In my opinion it is best to go for a very thin keel, as thin as possible(if you have structural limitations like IOM boats), and a rudder of about 11% t/c for all round conditions, and a rudder of about 8% for mid range conditions.
Last year, I built a very light, hard chined, thin ply US1M with a 3 lb (1350 g) rather than the customary 4lb (1800 g) bulb and found it to actually be more difficult to race. It accelerated better than the other boats because of its lower mass, but it would also decelerate very quickly as well. Because of its lower momentum at the same speed as the other boats, it could not “cheat up” around a mark if you were too low and would not coast through a lull, but rather would stop dead in the water and have to re-accelerate in the next thermal puff. Conclusion: a certain amount of mass is helpful in light and puffy conditions, so I am going for minimum hull weight from careful construction and take what is saved there and put it in the bulb.
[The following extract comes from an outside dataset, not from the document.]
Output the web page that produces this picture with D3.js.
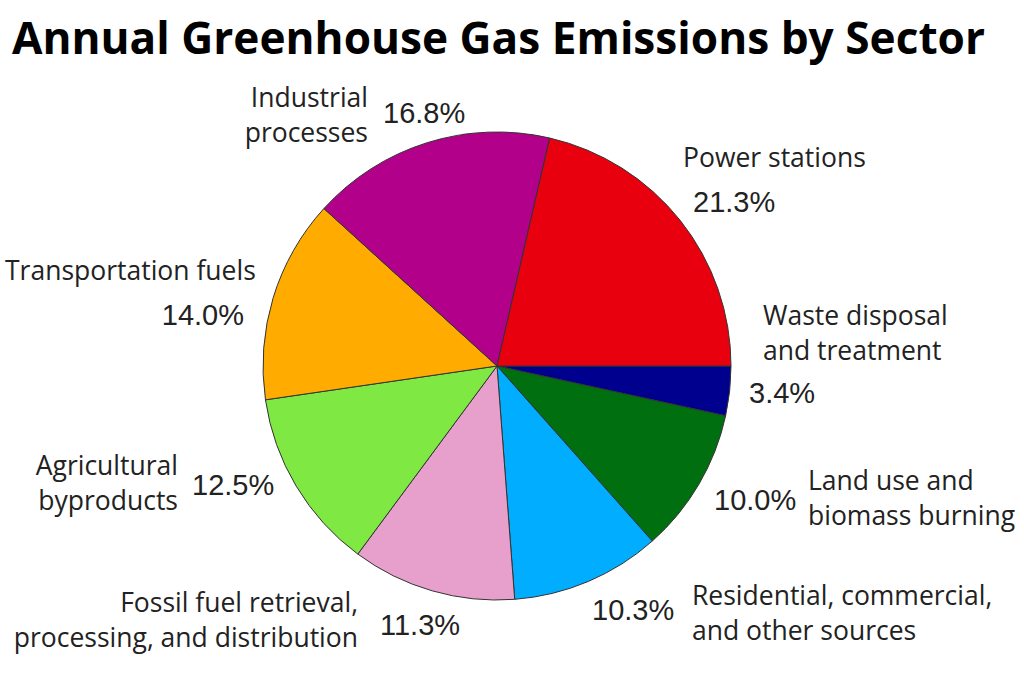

The hull plans are not available from the designer yet, but in discussions he said it would have “a low prismatic coefficient and minimum wetted surface”. That probably means a fine bow and stern with the displacement created by a wide beam. I will of course consider what he recommends for foil profiles, but he is more a traditionalist and may say to stay with the standard 6% for the fin and 7 to 8% for the rudder.
I think I am going to start with a max length short chord keel to keep with wetted surface down and keep the necessary stiffness in a sudden puff, but make it rather fat at around 8% to hopefully reduce the flow separation at the expected larger AOA at slow speeds. The rudder will be a bit longer chord and shorter than normal for the class, base upon Graham Bantock’s suggestions.
I can see it now…this boat will probably have both multiple fins and rudders before I’m done tweeking the design. LOL
Not sure about more leeway at lower speeds (smile)… Leeway is what allows the fin lift to balance the sail lift. At lower boat speed, sail lift is smaller, and so is the need for fin lift. I guess I would expect leeway to decrease rather than increase in this case. Have I gone wrong somewhere, do you think?